The success of ‘Where Memory Lives’ lay in its profound ability to transform familiar, everyday environments into deeply contemplative spaces. Moving through the gallery, visitors were confronted with striking imagery of boats resting silently on water, weathered architectural structures, public monuments, and expansive fields of colour. Rather than serving as static subjects, these photographs acted as powerful visual metaphors through which complex ideas of continuity, transformation, belonging, and cultural inheritance were actively explored.
A standout element praised by attendees was the artists’ masterful command of light, atmosphere, texture, and spatial relationships. The curation forced a slower, more deliberate encounter with each piece, prompting viewers to look past the visible surface to uncover the psychological and emotional resonance embedded within the frames.
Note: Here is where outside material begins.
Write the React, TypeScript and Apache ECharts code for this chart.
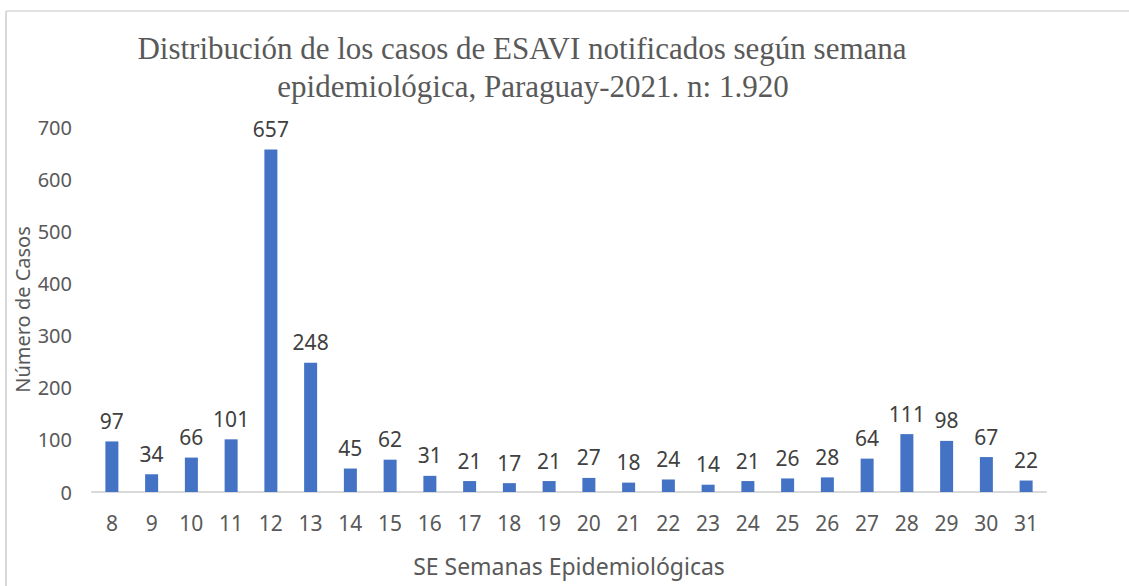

Throughout the series, the subtle representation of human presence left a lasting impression. By suggesting rather than overtly describing acts of labour, movement, construction, and survival, the works beautifully captured the tension between permanence and impermanence. The structures on display, bearing the physical marks of time, effectively mirrored ordinary spaces as living repositories of accumulated histories and collective memory.
As the curtains fell on the exhibition, critics noted that ‘Where Memory Lives’ succeeded in shifting the perception of memory from a fixed recollection of the past into a living, breathing presence that continuously shapes identity and experience. By proving that landscapes are active participants in the formation of personal and collective history, the seven featured artists delivered a landmark exhibition that will be remembered as a masterclass in contemporary African visual storytelling.